Studio album by M
- Released: 2009
- Recorded: 2009
- Genre: Rock
- Length: 55:52
- Label: Barclay

M chronology
| Qui de nous deux (2003) | Mister Mystère (2009) | Îl (2012) |

= Mister Mystère =

Mister Mystère, released in 2009, is the fourth studio album by French singer-songwriter Matthieu Chedid in his persona as M (or fifth if including the instrumental album, Labo M). It was his first studio album after a six-year hiatus during which he had concentrated on live music along with side projects including collaborations with his father, Louis Chedid, Malian musicians Amadou & Mariam and French singer Vanessa Paradis (notably on the album Divinidylle).

== Style and reception ==
The reappearance of M in a more sombre 'black-and-white' persona without his former reliance on vivid colours (notably pink) and wild distinctive haircut caused considerable media attention. The music remained an idiosyncratic mix but was declared by critics to be 'innovative' with 'more sensual' lyrics that overall represented a 'successful metamorphosis' for the artist. However, other critics saw the project as falling flat and Telerama considered that only Délivre and L'élixir really broke the funky monotony of the work.

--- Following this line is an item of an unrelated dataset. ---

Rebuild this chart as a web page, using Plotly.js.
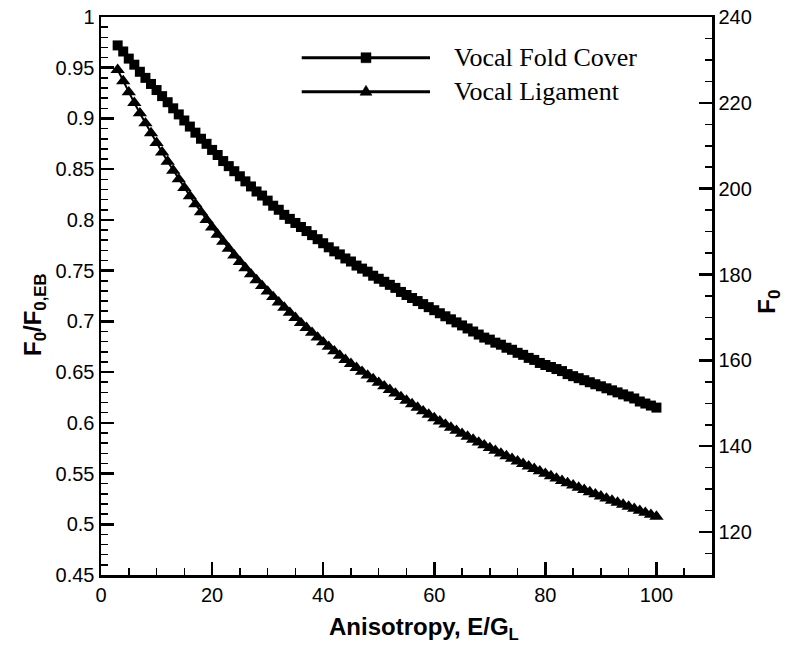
<!DOCTYPE html>
<html>
<head>
<meta charset="utf-8">
<script src="https://cdn.plot.ly/plotly-3.0.1.min.js"></script>
<style>html,body{margin:0;padding:0;background:#fff;}#chart{width:798px;height:650px;}</style>
</head>
<body>
<div id="chart"></div>
<script>
// ---- data ----
var anisotropy = [3,4,5,6,7,8,9,10,11,12,13,14,15,16,17,18,19,20,21,22,23,24,25,26,27,28,29,30,
  31,32,33,34,35,36,37,38,39,40,41,42,43,44,45,46,47,48,49,50,51,52,53,54,55,56,57,58,59,60,
  61,62,63,64,65,66,67,68,69,70,71,72,73,74,75,76,77,78,79,80,81,82,83,84,85,86,87,88,89,90,
  91,92,93,94,95,96,97,98,99,100];
var coverRatio = [0.972,0.966,0.959,0.953,0.946,0.940,0.934,0.928,
  0.922,0.916,0.910,0.904,0.898,0.892,0.886,0.880,0.875,0.869,
  0.864,0.858,0.853,0.848,0.843,0.838,0.833,0.828,0.824,0.819,
  0.814,0.810,0.805,0.801,0.797,0.793,0.789,0.785,0.781,0.777,
  0.773,0.769,0.766,0.762,0.759,0.755,0.752,0.749,0.745,0.742,
  0.739,0.736,0.733,0.729,0.726,0.723,0.720,0.717,0.714,0.711,
  0.708,0.705,0.702,0.699,0.696,0.693,0.690,0.687,0.684,0.682,
  0.679,0.677,0.674,0.672,0.669,0.667,0.664,0.662,0.659,0.657,
  0.655,0.653,0.651,0.648,0.646,0.644,0.642,0.640,0.638,0.636,
  0.634,0.632,0.630,0.628,0.626,0.624,0.621,0.619,0.617,0.615];
var ligamentRatio = [0.948,0.9368,0.9259,0.9154,0.9052,0.8953,0.8856,0.876,
  0.8666,0.8575,0.8487,0.8401,0.8317,0.8235,0.8155,0.8077,0.8001,0.7927,
  0.7855,0.7785,0.7717,0.7651,0.7587,0.7525,0.7465,0.7407,0.7350,0.7295,
  0.7241,0.7188,0.7136,0.7085,0.7035,0.6985,0.6936,0.6888,0.6841,0.6795,
  0.6750,0.6706,0.6663,0.6621,0.6581,0.6542,0.6504,0.6467,0.6431,0.6396,
  0.6361,0.6325,0.6290,0.6255,0.6220,0.6185,0.6150,0.6115,0.6081,0.6047,
  0.6015,0.5984,0.5953,0.5923,0.5893,0.5864,0.5835,0.5807,0.5779,0.5752,
  0.5725,0.5698,0.5672,0.5646,0.5621,0.5596,0.5571,0.5547,0.5523,0.5499,
  0.5475,0.5452,0.5429,0.5406,0.5384,0.5362,0.5340,0.5318,0.5297,0.5276,
  0.5255,0.5234,0.5214,0.5194,0.5174,0.5154,0.5134,0.5114,0.5095,0.5076];
var seriesNames = ["Vocal Fold Cover", "Vocal Ligament"];
var xTickVals = [0,20,40,60,80,100];
var xTickText = ["0","20","40","60","80","100"];
var yTickVals = [0.45,0.5,0.55,0.6,0.65,0.7,0.75,0.8,0.85,0.9,0.95,1];
var yTickText = ["0.45","0.5","0.55","0.6","0.65","0.7","0.75","0.8","0.85","0.9","0.95","1"];
var y2TickVals = [120,140,160,180,200,220,240];
var y2TickText = ["120","140","160","180","200","220","240"];

// ---- styling / layout ----
var SANS = "Liberation Sans, Arial, sans-serif";
var SERIF = "Liberation Serif, Times New Roman, serif";
var PW = 611, PH = 558; // plot area size in px
var legX0 = 0.3285, legX1 = 0.5385, legXm = 0.4337, legY = [0.927, 0.866], legTextX = 0.5745;

function sqPath(cx, cy, halfPx) {
  var dx = halfPx / PW, dy = halfPx / PH;
  return "M" + (cx - dx) + "," + (cy - dy) + " L" + (cx + dx) + "," + (cy - dy) +
         " L" + (cx + dx) + "," + (cy + dy) + " L" + (cx - dx) + "," + (cy + dy) + " Z";
}
function triPath(cx, cy, halfWPx, upPx, downPx) {
  var dx = halfWPx / PW, up = upPx / PH, dn = downPx / PH;
  return "M" + (cx - dx) + "," + (cy - dn) + " L" + (cx + dx) + "," + (cy - dn) +
         " L" + cx + "," + (cy + up) + " Z";
}

var traces = [
  {x: anisotropy, y: coverRatio, type: "scatter", mode: "lines+markers", name: seriesNames[0],
   line: {color: "#000", width: 2}, marker: {symbol: "square", size: 10, color: "#000"}},
  {x: anisotropy, y: ligamentRatio, type: "scatter", mode: "lines+markers", name: seriesNames[1],
   line: {color: "#000", width: 2}, marker: {symbol: "triangle-up", size: 12.5, color: "#000"}},
  // empty helper so the right-hand F0 axis gets its own subplot
  {x: [], y: [], yaxis: "y2", type: "scatter", mode: "markers", showlegend: false, hoverinfo: "skip"}
];

function axisCommon() {
  return {showgrid: false, zeroline: false, showline: true, linecolor: "#000", linewidth: 2.5,
          ticks: "inside", ticklen: 13, tickwidth: 2.5, tickcolor: "#000",
          tickfont: {family: SANS, size: 20, color: "#000"}};
}
var xa = axisCommon();
Object.assign(xa, {range: [0, 110], tickmode: "array", tickvals: xTickVals, ticktext: xTickText,
  mirror: true, minor: {tick0: 0, dtick: 5, ticks: "inside", ticklen: 7, tickwidth: 1.5, tickcolor: "#000"}});
var ya = axisCommon();
Object.assign(ya, {range: [0.45, 1], tickmode: "array", tickvals: yTickVals, ticktext: yTickText,
  minor: {tick0: 0.45, dtick: 0.01, ticks: "inside", ticklen: 7, tickwidth: 1.5, tickcolor: "#000"}});
var y2a = axisCommon();
Object.assign(y2a, {range: [110, 240], overlaying: "y", anchor: "x", side: "right", tickmode: "array",
  tickvals: y2TickVals, ticktext: y2TickText,
  minor: {tick0: 110, dtick: 5, ticks: "inside", ticklen: 7, tickwidth: 1.5, tickcolor: "#000"}});

var layout = {
  width: 798, height: 650,
  margin: {l: 101, r: 86, t: 17, b: 75, pad: 0},
  paper_bgcolor: "#fff", plot_bgcolor: "#fff",
  showlegend: false,
  xaxis: xa, yaxis: ya, yaxis2: y2a,
  shapes: [
    {type: "line", xref: "paper", yref: "paper", x0: legX0, x1: legX1, y0: legY[0], y1: legY[0],
     line: {color: "#000", width: 3}},
    {type: "line", xref: "paper", yref: "paper", x0: legX0, x1: legX1, y0: legY[1], y1: legY[1],
     line: {color: "#000", width: 3}},
    {type: "path", xref: "paper", yref: "paper", path: sqPath(legXm, legY[0], 5),
     fillcolor: "#000", line: {color: "#000", width: 0.5}},
    {type: "path", xref: "paper", yref: "paper", path: triPath(legXm, legY[1], 6, 6.5, 3.5),
     fillcolor: "#000", line: {color: "#000", width: 0.5}}
  ],
  annotations: [
    {xref: "paper", yref: "paper", x: legTextX, y: legY[0], xanchor: "left", yanchor: "middle",
     showarrow: false, text: seriesNames[0], font: {family: SERIF, size: 26, color: "#000"}},
    {xref: "paper", yref: "paper", x: legTextX, y: legY[1], xanchor: "left", yanchor: "middle",
     showarrow: false, text: seriesNames[1], font: {family: SERIF, size: 26, color: "#000"}},
    {xref: "paper", yref: "paper", x: 0.529, y: -0.095, xanchor: "center", yanchor: "middle",
     showarrow: false, text: "<b>Anisotropy, E/G<sub>L</sub></b>", font: {family: SANS, size: 24, color: "#000"}},
    {xref: "paper", yref: "paper", x: -0.108, y: 0.466, xanchor: "center", yanchor: "middle", textangle: -90,
     showarrow: false, text: "<b>F<sub>0</sub>/F<sub>0,EB</sub></b>", font: {family: SANS, size: 24, color: "#000"}},
    {xref: "paper", yref: "paper", x: 1.092, y: 0.49, xanchor: "center", yanchor: "middle", textangle: -90,
     showarrow: false, text: "<b>F<sub>0</sub></b>", font: {family: SANS, size: 24, color: "#000"}}
  ]
};

Plotly.newPlot("chart", traces, layout, {staticPlot: true, displayModeBar: false});
</script>
</body>
</html>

Commercially successful in France Mister Mystère sold 51,000 copies in the first week of release, out-selling rival albums One Love by David Guetta and Volume 10 by Marc Lavoine. It spent only one week at number 1 in France but has remained in the top 100.

== Collaborators ==
The team with whom Chedid created and recorded the album included Brigitte Fontaine, author Georges Kretek, filmmaker Guillaume Canet and much of his own family including father Louis (mixing, lyricist on "Hold-Up"), brother Joseph (drums), sister Anna (chorus) and another sister Émilie who helped with the production of the accompanying DVD.

== Track listing ==

Disc 1
1. "Mister Mystère"
2. "Phébus"
3. "Est-ce que c'est ça?"
4. "Le Roi des ombres"
5. "Tanagra"
6. "L'Élixir"
7. "Ça sonne faux"
8. "Destroy"
9. "Semaine"
10. "Amssétou"
11. "Tout sauf toi"
12. "Hold-Up"
13. "Délivre"

Disc 2
1. "Lettre à Tanagra" (Lettres à Tanagra)
2. "Brigand" (Lettres à Tanagra)
3. "Crise" (Lettres à Tanagra)
4. "Je les adore" (Lettres à Tanagra)
5. "Le Roi des ombres" (demo; released only on iTunes)

Part of the content was available through an Opendisc Enhanced Music CD, which had to be used in conjunction with the album's website.